Saturday, April 6, 2013

April 6 Link Round-Up

Last weekend was the American Atheist's 50th Anniversary Conference in Austin.  I wish I had gone!  I used to live in Austin, and I missed it a LOT this winter!  Some videos:

North Carolina wants to assert states' rights over the Establishment Clause 

Man who defrauded Christians receives sentence of 65 months in prison.  No word on his time in Purgatory.

Apparently Christians are easy marks for Ponzi schemes.  The Foundation for New Era Philanthropy scammed $135 million in the 1990s.  Members of an Atlanta megachurch and other churches (including Osteen's church) were fleeced to the tune of  $11 million.  "He quoted scriptures!"  Well then of course he was trustworthy!  the term for this is "Affinity Fraud."  Let us prey!

Nevada legislator receives death threats after admitting she had an abortion as a teen.   If you threaten to kill someone are you still "pro-life?"

The Psychiatric Treatment of the Fundamentalist Patient in Medscape Today accuses psychiatrists of not being understanding enough of the benefits of religious belief.

50 Ways to be a Loser in Life (Note that reading blogs isn't one of them)

Get into your wayback machine and check out Frank Zappa defending music against censorship:
http://www.youtube.com/watch?v=8ISil7IHzxc  He mentions incest in the Bible and says the biggest threat against the U.S. is movement toward a Fascist Theocracy in 1986.  The conservatives are heated up over Van Halen's "Hot for Teacher."  The conservative resorts to Hitler, predictably.

And now for something completely different, your favorite Biblical characters do the "Harlem Shake"



The cast of "Jesus Christ Superstar" has way too much fun with "The Harlem Shake"



A Christian youth group jumped on the meme and they're finding out how sensitive their religion is now! 180 downvotes vs. 69 upvotes.
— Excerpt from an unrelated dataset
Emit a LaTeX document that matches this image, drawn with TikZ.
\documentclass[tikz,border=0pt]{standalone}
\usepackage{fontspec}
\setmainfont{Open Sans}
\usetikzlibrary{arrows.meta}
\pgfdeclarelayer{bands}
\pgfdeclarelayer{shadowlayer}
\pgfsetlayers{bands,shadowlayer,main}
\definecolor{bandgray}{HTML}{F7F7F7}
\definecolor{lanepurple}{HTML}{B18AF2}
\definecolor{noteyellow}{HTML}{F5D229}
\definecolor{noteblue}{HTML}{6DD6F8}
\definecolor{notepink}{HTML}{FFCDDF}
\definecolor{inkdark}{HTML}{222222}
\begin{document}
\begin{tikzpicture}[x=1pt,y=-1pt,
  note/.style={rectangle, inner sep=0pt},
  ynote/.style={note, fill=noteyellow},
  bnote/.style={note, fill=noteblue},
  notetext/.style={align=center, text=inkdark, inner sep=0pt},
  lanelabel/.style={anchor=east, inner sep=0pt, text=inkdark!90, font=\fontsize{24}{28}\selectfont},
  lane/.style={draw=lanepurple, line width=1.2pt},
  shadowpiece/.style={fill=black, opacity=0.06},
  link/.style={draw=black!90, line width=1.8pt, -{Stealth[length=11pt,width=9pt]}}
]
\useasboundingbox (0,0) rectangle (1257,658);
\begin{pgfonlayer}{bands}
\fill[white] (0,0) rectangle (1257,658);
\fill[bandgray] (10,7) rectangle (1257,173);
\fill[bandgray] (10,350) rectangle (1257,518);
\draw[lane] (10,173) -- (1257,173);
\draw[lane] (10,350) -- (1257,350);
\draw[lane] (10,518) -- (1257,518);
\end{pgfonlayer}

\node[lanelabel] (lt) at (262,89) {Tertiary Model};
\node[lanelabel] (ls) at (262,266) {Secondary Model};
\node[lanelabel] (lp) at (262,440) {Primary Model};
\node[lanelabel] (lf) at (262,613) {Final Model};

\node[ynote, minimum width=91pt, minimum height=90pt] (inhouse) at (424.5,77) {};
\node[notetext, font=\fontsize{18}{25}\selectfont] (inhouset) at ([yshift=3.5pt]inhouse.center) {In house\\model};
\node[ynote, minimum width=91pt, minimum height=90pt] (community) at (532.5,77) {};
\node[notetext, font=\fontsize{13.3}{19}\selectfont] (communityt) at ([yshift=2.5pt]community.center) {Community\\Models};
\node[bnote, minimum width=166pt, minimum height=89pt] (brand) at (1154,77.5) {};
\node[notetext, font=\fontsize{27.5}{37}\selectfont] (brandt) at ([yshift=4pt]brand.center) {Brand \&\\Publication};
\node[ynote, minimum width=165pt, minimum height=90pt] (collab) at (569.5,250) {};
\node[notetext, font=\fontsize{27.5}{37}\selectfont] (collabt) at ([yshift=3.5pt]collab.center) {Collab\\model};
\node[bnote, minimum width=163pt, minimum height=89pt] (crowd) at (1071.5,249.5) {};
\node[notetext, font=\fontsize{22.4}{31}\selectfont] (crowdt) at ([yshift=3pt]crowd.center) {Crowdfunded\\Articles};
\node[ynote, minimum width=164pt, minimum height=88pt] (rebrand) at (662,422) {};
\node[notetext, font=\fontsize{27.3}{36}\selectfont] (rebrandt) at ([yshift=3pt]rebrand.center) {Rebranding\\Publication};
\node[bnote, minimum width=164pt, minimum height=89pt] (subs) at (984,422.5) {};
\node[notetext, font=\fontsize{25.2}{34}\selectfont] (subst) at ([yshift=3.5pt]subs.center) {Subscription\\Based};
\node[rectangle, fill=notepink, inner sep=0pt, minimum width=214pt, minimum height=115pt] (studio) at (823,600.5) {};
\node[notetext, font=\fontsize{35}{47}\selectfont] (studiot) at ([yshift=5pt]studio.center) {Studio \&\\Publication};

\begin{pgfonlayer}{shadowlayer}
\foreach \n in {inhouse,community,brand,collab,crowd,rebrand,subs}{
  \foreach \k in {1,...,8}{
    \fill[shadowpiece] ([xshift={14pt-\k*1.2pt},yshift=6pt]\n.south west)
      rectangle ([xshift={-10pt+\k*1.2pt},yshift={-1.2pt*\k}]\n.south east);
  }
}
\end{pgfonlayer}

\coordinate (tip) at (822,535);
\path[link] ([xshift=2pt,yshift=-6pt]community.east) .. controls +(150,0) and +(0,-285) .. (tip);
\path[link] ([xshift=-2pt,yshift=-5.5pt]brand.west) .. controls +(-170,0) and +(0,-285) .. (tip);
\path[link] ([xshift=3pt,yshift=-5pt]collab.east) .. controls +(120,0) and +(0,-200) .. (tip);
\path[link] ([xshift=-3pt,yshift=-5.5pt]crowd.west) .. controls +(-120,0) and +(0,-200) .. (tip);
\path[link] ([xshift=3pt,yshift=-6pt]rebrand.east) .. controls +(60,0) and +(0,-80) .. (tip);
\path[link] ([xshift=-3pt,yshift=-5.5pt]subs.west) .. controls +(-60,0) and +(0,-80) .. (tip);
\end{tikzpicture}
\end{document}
Let's upvote the poor kids! They need encouragement.



Pentecostal Style!



2 comments:

Infidel753 said...

Apparently Christians are easy marks for Ponzi schemes.

I've read that Utah has one of the highest levels of run-of-the-mill fraud in the country. It's not that Mormons produce more con men than other people, it's that they're easy marks because they're too trusting of other Mormons. Countless of those celebrity preachers have made millions by exploiting the same principle. Priests in ancient Egypt were caught running scams to get money out of believers. It's probably been going on since religion was invented.

LadyAtheist said...

And in the case of Scientology, it was the reason *why* it was invented! I wonder if "clear" is a euphemism for broke.